Though Brand makes admirable attempts to showcase the suffering of impoverished households across the U.K., striking an often powerful contrast between struggling families and wealthy bankers, his pedagogical rantings ring hollow; even as he routinely appears onscreen to make his points, he avoids personalizing his relationship to them. That challenge is addressed in “A Second Coming” when he talks about his unnerving experience following a visit to a developing country when he joined then-wife Katy Perry at a luxurious event and felt troubled by the disconnect.
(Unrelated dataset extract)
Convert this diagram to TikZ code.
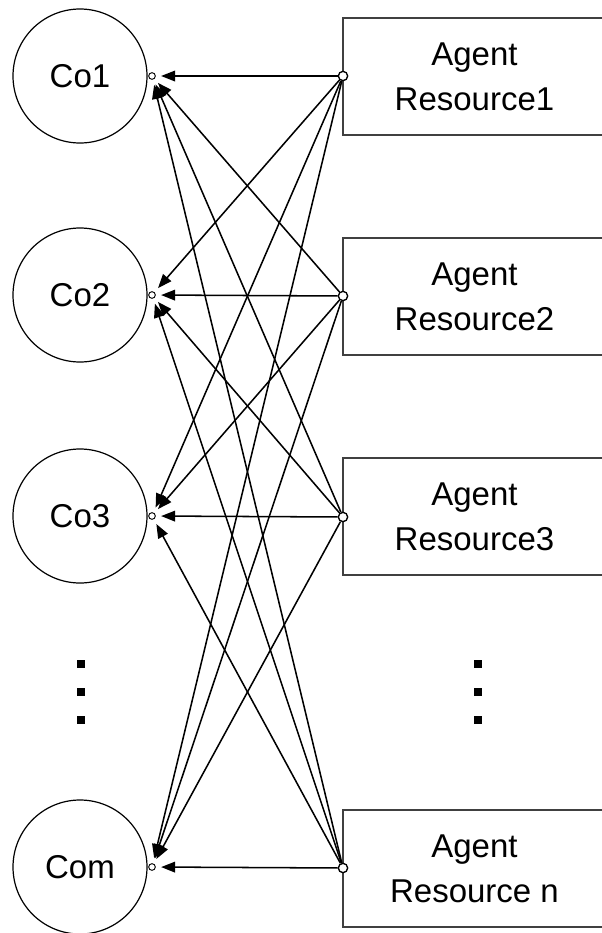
\documentclass[tikz,border=0pt]{standalone}
\usepackage{fontspec}
\setmainfont{Liberation Sans}
\usetikzlibrary{arrows.meta}
\newcommand{\labelfont}{\fontsize{24.75pt}{33.75pt}\selectfont}
\begin{document}
\begin{tikzpicture}[x=0.75pt,y=-0.75pt,
  agent/.style={draw=black!75, line width=1.4pt, minimum width=197.25pt,
    minimum height=87.75pt, align=center, inner sep=0pt, font=\labelfont},
  corp/.style={circle, draw, line width=0.9pt, minimum size=100.5pt,
    inner sep=0pt, font=\labelfont},
  port/.style={circle, draw, fill=white, line width=1pt, minimum size=7pt, inner sep=0pt},
  endpt/.style={circle, draw, fill=white, line width=0.7pt, minimum size=5pt, inner sep=0pt},
  link/.style={line width=1.15pt, -{Triangle[length=10.5pt,width=8pt]}, shorten >=4pt},
  dotmark/.style={fill, minimum size=6pt, inner sep=0pt}]
\useasboundingbox (0,0) rectangle (602,933);
\clip (0,0) rectangle (602,933);

% coordinator circles
\node[corp] (c1) at (80,76)  {Co1};
\node[corp] (c2) at (80,295) {Co2};
\node[corp] (c3) at (80,516) {Co3};
\node[corp] (c4) at (80,867) {Com};

% agent resource boxes (open to the right edge)
\node[agent] (b1) at (474.5,76.5)  {Agent\\Resource1};
\node[agent] (b2) at (474.5,296.5) {Agent\\Resource2};
\node[agent] (b3) at (474.5,516.5) {Agent\\Resource3};
\node[agent] (b4) at (474.5,868.5) {Agent\\Resource n};

% connection points
\foreach \k/\yy in {1/76,2/296,3/517,4/868}
  \node[port] (p\k) at (343,\yy) {};
\foreach \k/\yy in {1/76,2/295,3/516,4/867}
  \node[endpt] (t\k) at (152,\yy) {};

% every resource feeds every coordinator
\foreach \j in {1,...,4}
  \foreach \i in {1,...,4}
    \draw[link] (p\j) -- (t\i);

% ellipsis marks
\foreach \yy [count=\n] in {664,692,720} {
  \node[dotmark] (dl\n) at (81,\yy) {};
  \node[dotmark] (dr\n) at (478,\yy) {};
}
\end{tikzpicture}
\end{document}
In “The Emperor’s New Clothes,” Brand offers no such context. Instead, he and Winterbottom fashion a narrative around shots of the comedian facing the camera against a white backdrop (and sometimes bathed in distracting neon filters) as he delivers basic points about avaricious executives funneling their money to offshore accounts while impoverished citizens struggle to survive.

His rants are complimented by more inspired footage of Brand venturing out to workplaces of his targets, echoing the gimmick at the center of Michael Moore’s “Roger & Me,” in ill-fated attempts to confront them. While hardly substantial enough to carry the movie, these confrontational antics actually serve as the movie’s bright spots. As much as he resists his earlier classification, Brand works best when he’s in entertainment mode.

Cruising past hulking skyscrapers with a billboard labeled “Stop a Banker” — a sly reference to British authorities’ “Stop a Looter” campaign in the wake of 2011 protests — in search of billionaire CEO’s, Brand makes for a likable troublemaker no matter the fiery nature of his message. Like an uninvited court jester begging for entrance at the gates of despotic rulers, he’s irresistibly committed to his act. (At one point, he even jumps the fence at the home of Daily Mail owner Lord Rothmere, brandishing signs assailing his tax-dodging tendencies.)

The punk rock intensity of Brand’s mission comes through in his behavior rather than the aimless (and rather basic) agitprop framing it. Elsewhere, in another highlight, he illustrates wealth disparity with roomful of children wearing different amounts of gold around their necks. There’s a better, more devious and pointed movie lurking in these scenes.

Unfortunately, “The Emperor’s New Clothes” routinely goes back to Brand’s diatribes on the basic evils of free market capitalism, with large font emphasizing each point. By simply regurgitating the rage of the Occupy Wall Street movement, his routine quickly grows tiresome — which is hardly the case in the vibrant “Brand: A Second Coming” (still inexplicably sans distribution weeks after its high profile SXSW Film Festival premiere).

By showcasing the process through which he turned his back on traditional show business success in favor of more altruistic goals, Timoner’s documentary is ultimately a better conduit for Brand’s intentions. Working on his own terms, however, Brand can only push the same buttons time and again.

Grade: C

“The Emperor’s New Clothes” premiered this week at the Tribeca Film Festival. It is currently seeking U.S. distribution.